Goal:
Retype the data exactly, from its first line to the line containing "const ARROW = 'path://M0,15", including both, and skip any picture.

Data shown:
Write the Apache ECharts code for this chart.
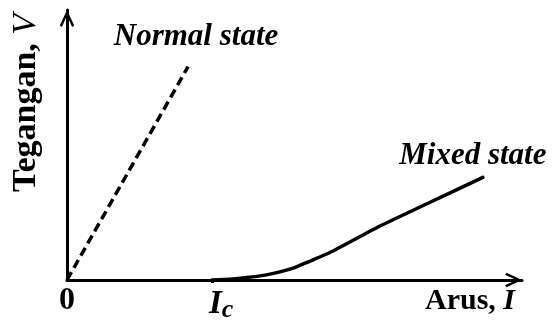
<!DOCTYPE html>
<html>
<head>
<meta charset="utf-8">
<script src="https://cdn.jsdelivr.net/npm/echarts@6/dist/echarts.min.js"></script>
<style>
  html, body { margin: 0; padding: 0; background: #fff; }
  #chart { width: 558px; height: 323px; }
</style>
</head>
<body>
<div id="chart"></div>
<script>
// Critical current on the current axis
const IC = 3.19;

// Normal-state branch: straight ohmic line from the origin
const normalX = [0, 2.66];
const normalV = [0, 7.90];

// Mixed-state branch: zero voltage up to Ic, then a rising curve
const mixedX = [IC, 3.58, 3.96, 4.35, 4.68, 5.00, 5.27, 5.78, 6.88, 7.98, 9.14];
const mixedV = [0, 0.03, 0.09, 0.18, 0.30, 0.46, 0.65, 1.02, 2.00, 2.88, 3.80];

// Tick labels drawn on the current axis
const xTickValues = [0, IC];

const FONT = '"Liberation Serif", "DejaVu Serif", serif';
const zip = (xs, ys) => xs.map((x, i) => [x, ys[i]]);

// Open arrowhead (chevron) pointing up; the axis rotates it along its direction
const ARROW = 'path://M0,15 L7,0 L14,15 L12,16.5 L7,5.5 L2,16.5 Z';

const chart = echarts.init(document.getElementById('chart'));
chart.setOption({
  backgroundColor: '#fff',
  animation: false,
  grid: { left: 67, right: 36, top: 10, bottom: 42 },
  xAxis: {
    type: 'value',
    min: 0,
    max: 10,
    splitLine: { show: false },
    axisLine: {
      lineStyle: { color: '#000', width: 3 },
      symbol: ['none', ARROW],
      symbolSize: [15, 17],
      symbolOffset: [0, -8.5]
    },
    axisTick: {
      show: true,
      customValues: [IC],
      length: 3,
      lineStyle: { color: '#000', width: 3 }
    },
    axisLabel: {
      customValues: xTickValues,
      margin: 5,
      color: '#000',
      fontFamily: FONT,
      formatter: v => (v === 0 ? '{zero|0}' : '{ic|I}{sub|c}'),
      rich: {
        zero: { fontFamily: FONT, fontWeight: 'bold', fontSize: 32, color: '#000' },
        ic: { fontFamily: FONT, fontWeight: 'bold', fontStyle: 'italic', fontSize: 33, color: '#000', padding: [0, 0, 0, 18] },
        sub: { fontFamily: FONT, fontWeight: 'bold', fontStyle: 'italic', fontSize: 26, color: '#000', padding: [12, 0, 0, 0], verticalAlign: 'bottom' }
      }
    },
    name: '{b|Arus, }{i|I}',
    nameLocation: 'end',
    nameGap: -7,
    nameTextStyle: {
      align: 'right',
      verticalAlign: 'top',
      padding: [6, 0, 0, 0],
      rich: {
        b: { fontFamily: FONT, fontWeight: 'bold', fontSize: 30, color: '#000' },
        i: { fontFamily: FONT, fontWeight: 'bold', fontStyle: 'italic', fontSize: 30, color: '#000' }
      }
    }
  },
  yAxis: {
    type: 'value',
    min: 0,
    max: 10,
    splitLine: { show: false },
    axisTick: { show: false },
    axisLabel: { show: false },
    axisLine: {
      lineStyle: { color: '#000', width: 3 },
      symbol: ['none', ARROW],
      symbolSize: [15, 17],
      symbolOffset: [0, -8.5]
    },
    name: '{b|Tegangan, }{i|V}',
    nameLocation: 'middle',
    nameRotate: 90,
    nameGap: 24,
    nameTextStyle: {
      padding: [0, 0, 0, 84],
      rich: {
        b: { fontFamily: FONT, fontWeight: 'bold', fontSize: 34, color: '#000' },
        i: { fontFamily: FONT, fontStyle: 'italic', fontSize: 34, color: '#000' }
      }
    }
  },
  series: [
    {
      name: 'Normal state',
      type: 'line',
      data: zip(normalX, normalV),
      showSymbol: false,
      symbol: 'none',
      lineStyle: { color: '#000', width: 3.5, type: [9, 5] },
      endLabel: {
        show: true,
        formatter: 'Normal state',
        distance: 0,
        align: 'center',
        verticalAlign: 'middle',
        offset: [8, -30],
        fontFamily: FONT,
        fontWeight: 'bold',
        fontStyle: 'italic',
        fontSize: 31,
        color: '#000'
      },
      z: 3
    },
    {
      name: 'Mixed state',
      type: 'line',
      data: zip(mixedX, mixedV),
      smooth: 0.15,
      showSymbol: false,
      symbol: 'none',
      lineStyle: { color: '#000', width: 3.5, cap: 'round' },
      endLabel: {
        show: true,
        formatter: 'Mixed state',
        distance: 0,
        align: 'center',
        verticalAlign: 'middle',
        offset: [-10, -21.5],
        fontFamily: FONT,
        fontWeight: 'bold',
        fontStyle: 'italic',
        fontSize: 31,
        color: '#000'
      },
      z: 3
    }
  ]
});
</script>
</body>
</html>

Task output:
Write the Apache ECharts code for this chart.
<!DOCTYPE html>
<html>
<head>
<meta charset="utf-8">
<script src="https://cdn.jsdelivr.net/npm/echarts@6/dist/echarts.min.js"></script>
<style>
  html, body { margin: 0; padding: 0; background: #fff; }
  #chart { width: 558px; height: 323px; }
</style>
</head>
<body>
<div id="chart"></div>
<script>
// Critical current on the current axis
const IC = 3.19;

// Normal-state branch: straight ohmic line from the origin
const normalX = [0, 2.66];
const normalV = [0, 7.90];

// Mixed-state branch: zero voltage up to Ic, then a rising curve
const mixedX = [IC, 3.58, 3.96, 4.35, 4.68, 5.00, 5.27, 5.78, 6.88, 7.98, 9.14];
const mixedV = [0, 0.03, 0.09, 0.18, 0.30, 0.46, 0.65, 1.02, 2.00, 2.88, 3.80];

// Tick labels drawn on the current axis
const xTickValues = [0, IC];

const FONT = '"Liberation Serif", "DejaVu Serif", serif';
const zip = (xs, ys) => xs.map((x, i) => [x, ys[i]]);

// Open arrowhead (chevron) pointing up; the axis rotates it along its direction
const ARROW = 'path://M0,15 L7,0 L14,15 L12,16.5 L7,5.5 L2,16.5 Z';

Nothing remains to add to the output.